A hackathon, also known as a hack day, hackfest or codefest, is an event in which computer programmers and others involved in software development, including graphic designers, interface designers and project managers, collaborate intensively on software projects.
Hackathons typically last between a day and a week and some are intended simply for educational or social purposes, although in many cases the goal is to create usable software. Hackathons tend to have a specific focus, which can include the programming language used, the operating system, an application, an API, or the subject and the demographic group of the programmers. In other cases, there is no restriction on the type of software being created.
In Nigeria, hackathons have formed a greater bulk of efforts aimed at developing local information technology based solutions recently. Several of them have been held between 2013 and 2014 alone. These efforts have focused on providing solutions for different and strategic problems in the local IT ecosystem.
For example, early this year Private Sector Health Alliance of Nigeria organized a healthcare hackathon that provided opportunities for the participating tech entrepreneurs to develop healthcare mobile and ICT solutions.
Also last year, iDEA, an innovation hub located at the Tinapa Knowledge City in Calabar, Cross River state unveiled iDEA Hackathon, a 42-hour app-building contest to give developers, designers, and entrepreneurs the chance to create applications which showcase the vibrancy of Nigeria’s film/entertainment industry and the country’s rich cultural heritage.
At the hack days, developers were challenged to come up with ideas, create teams, build a prototype of their app — whether it be mobile or web apps, widgets or games — and finally present them to iDEA’s Hackathon judges for a chance to win cash prize of up to N450,000 along with devices and software.

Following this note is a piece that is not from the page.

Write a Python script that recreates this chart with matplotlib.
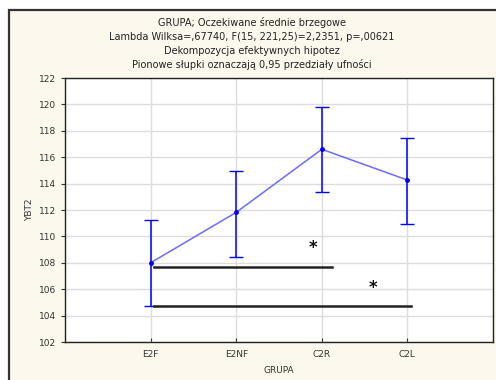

In the recent past, IBM West Africa organized one in Nigeria which the developers were tasked to develop any socially relevant app. The winner developed a healthcare app that would help in reducing infant and maternal mortality rates.
In May this year, Lagos based Vanguard newspaper hosted the Global Editors Network’s hackathon. The event tagged Editors Lab-Vanguard Hackdays saw developers drawn from different media and academic institutions engage in the two-day hack event. The winner, The School of Media and Communication, Pan-Atlantic University, developed an app called Verifi which is expected to play significant role in the way that the media will report Nigeria’s 2015 general elections.
But can hackathons really boost this tech innovation drives? With what it has achieved so far, experts believe that hackathon will be an effective tool and strategy to develop local solutions using local talents.